Bu felaketin sorumluları arasında en önemli isim olarak karşımıza hep Fatma Şahin çıkıyor. Şahin hâlâ bu yönde genelgeler yayınlıyor. Toplumdaki öfke konusunda sanırım bilgi sahibi değil. KADEM bir, Fatma Şahin iki. KADEM aile ile yakın ilişkisi sebebi ile daha öncelikli olarak akla geliyor.

 

Geçen süreçte, bu fitne hareketi, milletvekilleri, bakanlar, valiler, kaymakamlar, belediye başkanları, merkez ve taşradaki hemen hemen kamu bürokrasisi ve işadamlarının hemen hepsinin aile ve çocuklarını kendi içine çekti ve bu çevrelerin kafaları bu cehennemde formatlandı.

 

Aile Bakanlığının ilgili birimleri, Bazı STK’lar, GRAVİO bir misyoner örgütü gibi çalıştı. Maarifi mahvettiler. Bütün devlet kademelerine sızdılar. Bunlar çok ileri gittiler. Bırakın eleştirmeyi, soru sormak bile azarlanmanız, aşağılanmanız için yeterliydi.

 

STK’ların karşısına geçip, pahalı arabalar ve korumaları ile gelen ve yakasında bayrak rozetli birileri gazetecisine, STK yöneticisine talimat verip parmak sallıyordu: “Yurdunuzu biz yaptık, okulunuzu da, cami de yaptık. Cemaati de siz bulsaydınız. Şimdi geldiniz konuşuyorsunuz. Siz partimiz için ne yaptınız!” Mahallenin abisi, acar politikacılar karşısında onurları kırılmış,

 

REFAHYOL döneminde olamazdı, çünkü tek başına iktidar değildik. Ve AK Parti. Büyük hayaller ve umutlarla çıkıldı yola. Bugün gelinen noktada neleri konuşuyoruz. Bakın, değil Ayasofya’yı açmak, Kıbrıs’ın tamamını da alsanız, Ege adalarını da alsanız, bu fitneyi durdurmadığınız takdirde büyüyen öfke ufkunuzu karartacaktır. Aile kaybedildikten sonra onun yerine koyabileceğiniz bir şey yok. Bakın Mescid-i Aksa’yı açsanız da bir şey değişmez. Açık iyi edersiniz de, helak kapılarını çaldığında Lut kavminin başında bir peygamber vardı ve mabed açıktı. Bugünkü başımızın belası aile ve aileyi tehdit eden fahşa!

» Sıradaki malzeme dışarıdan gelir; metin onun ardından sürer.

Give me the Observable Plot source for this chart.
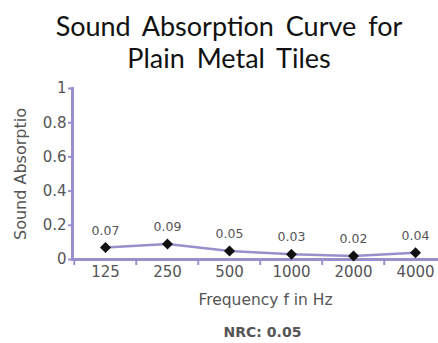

Bu sözleşmeler de bununla ilgili.

28 Şubat’ta darbecilerin arkasında duran, başörtüsüne savaş açan sermaye gruplarının bugün İstanbul Sözleşmesinin bayraktarlığını yapıyor olmaları dikkat çekici. FETÖ’cüler 15 Temmuz’da başarılı olsalardı, inanın bugün İstanbul Sözleşmesi konusunda da, aynen içimizdeki AKP’liler gibi yaparlardı. Bu çevrelerin İstanbul Sözleşmesi konusunda seslerini yükseltmeleri karşısında Erol Yarar iş dünyasından açıkça tepki koyan ve tavrını bir bildiri ile açıklayan ilk kişi oldu. “Bu süreçte, iş dünyasının bir bölümü “Kadın Erkek eşitliği” gibi güzel bir sözün arkasına sığınarak, değerlerimizi hiçe sayan ve hatta “kökünden kazımak” tabiri dahil her türlü batı merkezli hayat biçimini ülkemiz insanına dayatan bir sözleşmeyi neden destekliyorlar?”